Dear Family Advisor
My Husband Has Early-Onset Dementia, and He's Refusing to Deal With It.
Last updated:September 20, 2011
We're both devastated by my husband's recent dementia diagnosis -- he's only 59, and all our retirement plans just went up in smoke. I feel like I'm grieving for my husband and for our life together. On top of that, he doesn't want me to tell a soul. He expects life to go on "as is" and says we'll just deal with whatever comes our way.
That sounds gallant, I know, but I'm the one who will be expected to make the excuses, cover up odd behavior, handle his work e-mails and other paperwork, run the house, and hand him his medications, as well as manage our medical and financial issues -- all of which I already do. How did I get myself into this? He's fine with me doing the lion's share of the work, and meanwhile I have to put up with his hard-headedness. I certainly didn't get this kind of support or watch him completely alter his life when I went through two bouts of breast cancer.
So far, caregiving stinks! Is this all I have to look forward to?
It's not unusual that, as a wife, you're expected to just "deal with it" on the family/caregiving front. But just because it's expected doesn't make it right!
You feel resentful about managing it all while having to keep mum and not receive the family support and understanding you need and deserve. Perhaps you feel hurt and resentful that you didn't get the support you felt you needed when you had cancer. For your own sake, I hope you find a way to express that hurt and find a certain amount of healing and closure before you move forward.
Now, as to that moving forward: First, make a list of all that you feel you're giving up. Write it all down -- from the vacations you thought you'd have to the way you thought daily life would be. List all the things you were looking forward to, straight down the page, and number them. Feel these losses. Grieve them. Get mad at the disease.
In a few days' time, revisit the list. This time, write an alternative beside each loss. Is it really true that you can't take a trip to the beach -- he's probably still in the mild stage of the disease, and don't other people with dementia travel? Could you be the driver instead of him? In other words, see if there's a way to still do many of the items on your list, with slight alterations.
Life isn't over for you or for him. And just because he has dementia doesn't mean you do. It isn't cold or mean-spirited for you to go on with some of the plans and goals you have for yourself. In fact, you need to. If you don't, the resentment will overtake you. It's good for you and for your marriage to have different interests and do different things. It even makes you a better caregiver.

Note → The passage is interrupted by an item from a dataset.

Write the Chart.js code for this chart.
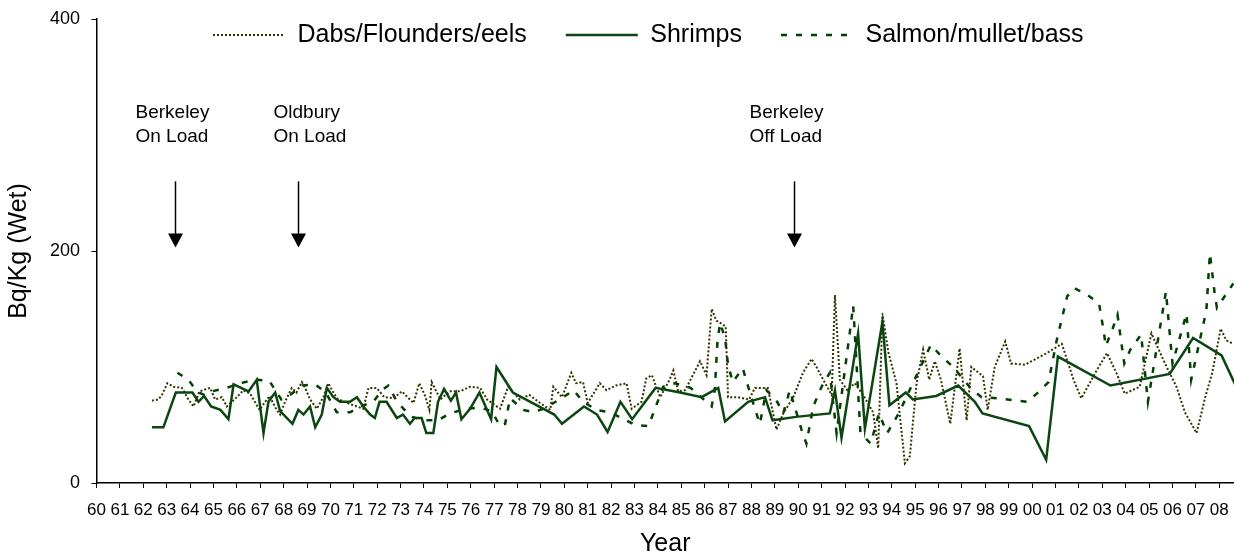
<!DOCTYPE html>
<html>
<head>
<meta charset="utf-8">
<script src="https://cdn.jsdelivr.net/npm/chart.js@4.4.1/dist/chart.umd.min.js"></script>
<style>
html,body{margin:0;padding:0;background:#fff;}
#wrap{width:1234px;height:555px;position:relative;}
</style>
</head>
<body>
<div id="wrap"><canvas id="c"></canvas></div>
<script>
// ---------- data ----------
const tickLabels = ['60','61','62','63','64','65','66','67','68','69','70','71','72','73','74','75','76','77','78','79','80','81','82','83','84','85','86','87','88','89','90','91','92','93','94','95','96','97','98','99','00','01','02','03','04','05','06','07','08'];
const firstYear = 1960;
const yTicks = [0, 200, 400];

const dabsYears = [1962.37,1962.65,1962.80,1963.03,1963.30,1963.65,1963.93,1964.15,1964.40,1964.86,1965.07,1965.36,1965.57,1966.00,1966.28,1966.57,1966.97,1967.14,1967.40,1967.70,1967.85,1968.06,1968.35,1968.55,1968.78,1968.92,1969.13,1969.42,1969.70,1969.91,1970.27,1970.70,1971.13,1971.40,1971.63,1971.98,1972.30,1972.70,1973.05,1973.55,1973.80,1974.05,1974.23,1974.33,1974.70,1975.10,1975.54,1975.97,1976.40,1976.70,1977.25,1977.60,1978.10,1978.50,1978.96,1979.40,1979.53,1979.90,1980.30,1980.50,1980.80,1981.00,1981.52,1981.80,1982.20,1982.66,1982.88,1983.30,1983.50,1983.74,1984.10,1984.50,1984.66,1984.87,1985.16,1985.60,1985.80,1986.08,1986.30,1986.50,1986.90,1987.00,1987.40,1987.90,1988.15,1988.70,1989.07,1989.36,1989.79,1990.20,1990.57,1990.78,1991.07,1991.43,1991.57,1991.78,1992.10,1992.42,1992.80,1993.20,1993.42,1993.60,1993.85,1994.20,1994.56,1994.77,1995.06,1995.34,1995.60,1995.84,1996.10,1996.50,1996.90,1997.20,1997.40,1997.90,1998.10,1998.40,1998.85,1999.10,1999.70,2000.63,2001.27,2001.77,2002.10,2002.70,2003.20,2003.60,2003.96,2004.60,2005.10,2005.68,2006.17,2006.53,2007.03,2007.40,2007.70,2008.06,2008.30,2008.60];
const dabsValues = [71,72,76,86,83,82,72,66,79,82,72,74,66,74,80,77,63,68,75,63,59,70,82,78,87,82,72,64,74,86,73,69,66,64,82,82,74,73,79,69,86,75,63,87,72,79,79,83,82,72,64,83,72,76,69,63,83,74,95,86,87,69,86,80,84,86,64,70,90,93,74,89,97,79,80,97,105,93,150,140,135,74,74,72,82,82,46,60,74,95,107,100,89,76,162,89,80,86,75,61,30,146,113,86,17,23,86,115,89,105,89,51,116,54,100,92,63,100,122,103,102,112,120,89,73,95,112,95,77,83,129,103,83,61,43,74,95,133,123,120];

const shrimpYears = [1962.37,1962.86,1963.39,1964.10,1964.36,1964.60,1964.90,1965.30,1965.64,1965.86,1966.50,1966.85,1967.14,1967.35,1967.64,1967.85,1968.38,1968.63,1968.85,1969.13,1969.35,1969.63,1969.85,1970.13,1970.41,1970.84,1971.13,1971.41,1971.70,1971.90,1972.10,1972.40,1972.84,1973.10,1973.40,1973.60,1973.90,1974.10,1974.40,1974.60,1974.86,1975.15,1975.37,1975.60,1975.97,1976.37,1976.87,1977.10,1977.80,1979.57,1979.90,1980.84,1981.40,1981.85,1982.40,1982.90,1983.90,1984.95,1985.87,1986.58,1986.87,1987.86,1988.58,1988.90,1989.90,1991.35,1991.57,1991.85,1992.56,1992.85,1993.60,1993.90,1994.60,1994.90,1995.90,1996.84,1997.55,1997.88,1999.87,2000.60,2001.10,2003.35,2005.88,2006.88,2008.10,2008.70];
const shrimpValues = [48,48,78,78,70,75,66,63,55,85,79,89,43,70,78,62,51,63,59,66,48,59,82,74,70,70,74,66,59,56,70,70,56,59,51,56,56,43,43,70,81,71,78,55,64,78,55,100,78,59,51,66,59,44,70,55,82,78,74,82,53,70,74,54,57,60,80,39,129,47,139,67,78,72,75,84,70,60,49,20,109,84,94,125,110,84];

const salmonYears = [1963.46,1963.93,1964.29,1964.60,1964.93,1965.57,1966.14,1966.78,1967.39,1967.90,1968.28,1968.80,1969.35,1969.80,1970.27,1970.84,1971.30,1971.84,1972.20,1972.48,1972.77,1973.12,1973.48,1974.05,1974.60,1975.10,1975.80,1976.40,1976.90,1977.25,1977.47,1977.68,1978.25,1978.68,1979.10,1979.80,1980.40,1980.80,1981.38,1981.95,1982.45,1983.02,1983.60,1983.80,1984.23,1984.73,1985.40,1986.30,1986.43,1986.55,1986.66,1986.87,1987.00,1987.20,1987.63,1987.77,1988.15,1988.36,1988.64,1989.10,1989.36,1989.64,1990.14,1990.35,1990.64,1991.00,1991.35,1991.64,1992.20,1992.35,1992.66,1993.10,1993.45,1993.80,1994.30,1994.90,1995.67,1996.13,1996.63,1997.40,1997.84,1998.50,1999.77,2000.20,2000.70,2001.05,2001.50,2001.80,2002.37,2002.86,2003.05,2003.15,2003.44,2003.65,2003.80,2003.94,2004.20,2004.66,2004.95,2005.45,2005.72,2006.00,2006.60,2006.80,2007.45,2007.60,2007.80,2007.90,2008.60];
const salmonValues = [95,89,79,76,79,82,86,89,88,72,76,84,85,78,61,61,66,70,80,84,73,64,57,54,54,60,64,65,62,49,51,73,63,61,64,72,80,70,63,61,56,50,49,60,83,86,82,66,80,123,138,125,102,87,99,89,64,51,80,70,60,80,46,34,66,83,95,43,129,153,43,34,60,43,60,86,119,109,100,81,74,73,70,77,87,123,161,168,162,155,132,118,133,145,123,103,115,128,70,132,165,103,146,89,149,198,164,151,172];

const seriesNames = ['Dabs/Flounders/eels', 'Shrimps', 'Salmon/mullet/bass'];

const notes = [
  {lines: ['Berkeley', 'On Load'], year: 1963.37, dx: -40},
  {lines: ['Oldbury', 'On Load'], year: 1968.62, dx: -25},
  {lines: ['Berkeley', 'Off Load'], year: 1989.82, dx: -45}
];
const arrowTop = 260, arrowTip = 203;

// ---------- helpers ----------
const FONT = "'Liberation Sans', Arial, Helvetica, sans-serif";
Chart.defaults.font.family = FONT;
Chart.defaults.color = '#000';
function pts(xs, ys) { return xs.map((x, i) => ({x: x, y: ys[i]})); }

const notesPlugin = {
  id: 'notes',
  afterDatasetsDraw(chart) {
    const {ctx} = chart;
    const x = chart.scales.x, y = chart.scales.y;
    ctx.save();
    ctx.font = '19px ' + FONT;
    ctx.fillStyle = '#000';
    ctx.strokeStyle = '#000';
    ctx.textAlign = 'left';
    ctx.textBaseline = 'alphabetic';
    notes.forEach(n => {
      const ax = Math.round(x.getPixelForValue(n.year)) + 0.5;
      n.lines.forEach((t, i) => ctx.fillText(t, ax + n.dx, 118 + i * 24));
      const yt = y.getPixelForValue(arrowTop), yp = y.getPixelForValue(arrowTip);
      ctx.lineWidth = 1.5;
      ctx.beginPath(); ctx.moveTo(ax, yt); ctx.lineTo(ax, yp - 12); ctx.stroke();
      ctx.beginPath(); ctx.moveTo(ax - 7.5, yp - 14); ctx.lineTo(ax + 7.5, yp - 14); ctx.lineTo(ax, yp); ctx.closePath(); ctx.fill();
    });
    ctx.restore();
  }
};

const LEG_PAD = 39;
const legendPlace = {
  id: 'legendPlace',
  beforeLayout(chart) {
    const lg = chart.legend;
    if (lg && !lg._patched) {
      const f = lg.fit;
      lg.fit = function() { f.call(this); this.height = 0; };
      lg._patched = true;
    }
  },
  afterLayout(chart) {
    const lg = chart.legend;
    if (!lg) return;
    lg.left = 213 - LEG_PAD;
    lg.right = 1234;
    lg.top = 35 - 12.5 - LEG_PAD;
    lg.bottom = 80;
    lg.width = lg.right - lg.left;
    lg.height = lg.bottom - lg.top;
  }
};

new Chart(document.getElementById('c'), {
  type: 'line',
  data: {
    datasets: [
      {label: seriesNames[0], data: pts(dabsYears, dabsValues), borderColor: '#333300', backgroundColor: '#333300', borderWidth: 2, borderDash: [2, 2], order: 1},
      {label: seriesNames[1], data: pts(shrimpYears, shrimpValues), borderColor: '#0b450f', backgroundColor: '#0b450f', borderWidth: 2.5, order: 0},
      {label: seriesNames[2], data: pts(salmonYears, salmonValues), borderColor: '#004000', backgroundColor: '#004000', borderWidth: 2.5, borderDash: [6, 9], order: 2}
    ]
  },
  options: {
    responsive: true,
    maintainAspectRatio: false,
    animation: false,
    devicePixelRatio: 1,
    parsing: false,
    elements: {point: {radius: 0, hoverRadius: 0}, line: {tension: 0, fill: false}},
    layout: {padding: {top: 19, left: 0, right: 0, bottom: 0}},
    plugins: {
      tooltip: {enabled: false},
      legend: {
        display: true,
        position: 'top',
        align: 'start',
        labels: {
          usePointStyle: true,
          pointStyle: 'line',
          pointStyleWidth: 72,
          padding: LEG_PAD,
          color: '#000',
          font: {size: 25, family: FONT},
          sort: (a, b) => a.datasetIndex - b.datasetIndex,
          generateLabels: (chart) => {
            const items = Chart.defaults.plugins.legend.labels.generateLabels(chart);
            return items.map(it => {
              const ds = chart.data.datasets[it.datasetIndex];
              it.lineDash = ds.borderDash || [];
              it.lineWidth = ds.borderWidth;
              it.strokeStyle = ds.borderColor;
              it.fillStyle = ds.borderColor;
              it.pointStyle = 'line';
              return it;
            });
          }
        }
      }
    },
    scales: {
      x: {
        type: 'linear',
        min: firstYear,
        max: 2008.63,
        afterBuildTicks: s => { s.ticks = tickLabels.map((t, i) => ({value: firstYear + i})); },
        ticks: {
          autoSkip: false, maxRotation: 0, minRotation: 0,
          font: {size: 17}, color: '#000', padding: 12,
          callback: (v, i) => tickLabels[i]
        },
        grid: {display: true, drawOnChartArea: false, drawTicks: true, tickLength: 5, color: '#000', lineWidth: 1},
        border: {display: true, color: '#000', width: 1.5},
        title: {display: true, text: 'Year', color: '#000', font: {size: 25, lineHeight: 1}, padding: {top: 0, bottom: -2}},
        afterFit: s => { s.height = 72; s.paddingLeft = 0; s.paddingRight = 0; }
      },
      y: {
        type: 'linear',
        min: 0,
        max: 400,
        afterBuildTicks: s => { s.ticks = yTicks.map(v => ({value: v})); },
        ticks: {font: {size: 18}, color: '#000', padding: 11.5},
        grid: {display: true, drawOnChartArea: false, drawTicks: true, tickLength: 5, color: '#000', lineWidth: 1},
        border: {display: true, color: '#000', width: 1.5},
        title: {display: true, text: 'Bq/Kg (Wet)', color: '#000', font: {size: 25, lineHeight: 1}, padding: {top: 6.5, bottom: 0}},
        afterFit: s => { s.width = 96.5; s.paddingTop = 0; s.paddingBottom = 0; }
      }
    }
  },
  plugins: [notesPlugin, legendPlace]
});
</script>
</body>
</html>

You really can't try to constantly please your husband. Trying to make someone else happy -- especially someone with dementia -- is all but impossible, and it's not good for you, either. He has a disease that alters his cognitive abilities, and he's undoubtedly frustrated and disappointed with what's happened. You can comfort him, care for him, find ways to connect and still enjoy life, but sometimes none of this will work, and it's healthy to mentally and even physically separate yourself from your spouse, at least a little. If he were his best self -- physically, emotionally, and mentally -- wouldn't he want you to continue to have a full and meaningful life? That's what love wants. Even if he isn't that type of person, you need to love yourself enough to want it for yourself.
At some point you'll need to tell people. Decide when and how is best for you, your husband, and the person you're telling. Being a caregiver means taking in the big picture and doing what's best for everyone. When you come to that crossroad, take a deep breath and do what you truly feel in your heart is the right thing to do. Don't argue about it or defend yourself. You need support, and you don't need to live a life of avoidance and secrets. Surround yourself with helpful family and friends. Reach out to other caregivers so you realize you're not alone. Ask questions. Get advice. Go online and learn about the disease and how to tackle caregiving issues.
And do something other than caregiving -- dust off an old dream and take real steps toward building a life you feel really good about. Start small: Go to the website of a subject or hobby you love and join an online group, or order a book about it. Consider going to a meeting just once a month. It's easy to believe that caregiving takes all of your time -- and it most certainly can -- but carving out just a small amount of time for yourself can make a huge difference in how you feel about your life.